Enter Astroscale, the Singaporean company that just received $35 million in funding to work on clearing out some of the estimated 150 million pieces of junk floating around the ol' blue marble—especially antique microsatellites, which have a relatively short two- to five-year lifespan and will soon be deployed by the dozens and hundreds for all kinds of reasons, including mapping and communications.
Here's the plan:
Step 1: Find the junk. Astroscale will do this using a Japanese microsat called OSG IDEA 1 launched on a Russian rocket, designed to map objects less on a millimeter across—including stuff that's not visible to ground-based systems.
Step 2: Send up sticky space roombas to roam around cleaning up the junk, especially those discarded microsats. ADRAS 1 spacecraft will be covered in adhesive which will grab debris and then pull the stuff that's in low-earth orbit down to be incinerated on re-entry. Junk that's higher up will be nudged away from high traffic areas. 
Step 3: Profit. 
Last month, Astroscale received a big second infusion of cash, primarily from a Japanese government-based public-private partnership, but also from the private venture firm JAFCO. The first round of funding was $7.7 million in venture money a little over a year ago. The company is aiming to launch the ADRAS in 2018.

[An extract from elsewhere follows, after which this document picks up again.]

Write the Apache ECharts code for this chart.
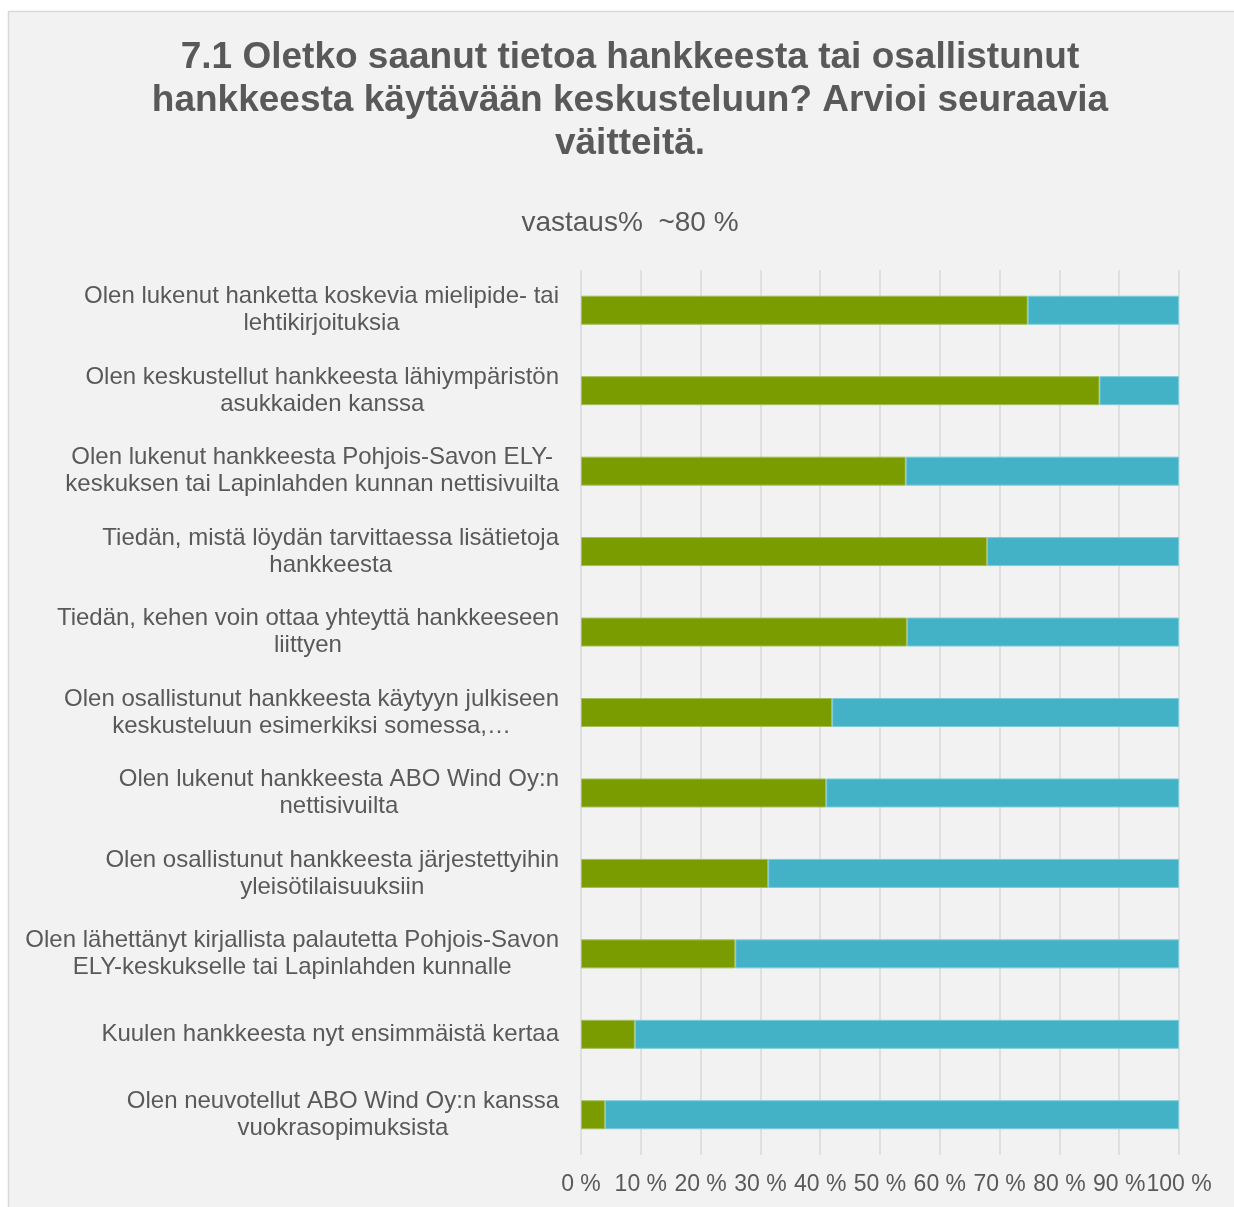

Astroscale certainly isn't the only player in this area: Last week, NASA announced an investment in a Brane Craft, a 2D membrane designed to drag space junk down to burn up, and some Russkie academics have a few ideas as well. 
Looks like the market for space maids is heating up.
P.S. Space junk also causes ongoing diplomatic problems, since the U.S. has historically had more and better info about floating debris than other nations and also created more than its share of the man-made portion of that debris. Some fear space junk could even trigger global war if strategic sats are destroyed under suspicous circumstances. So we'd better get to work tidying this place up.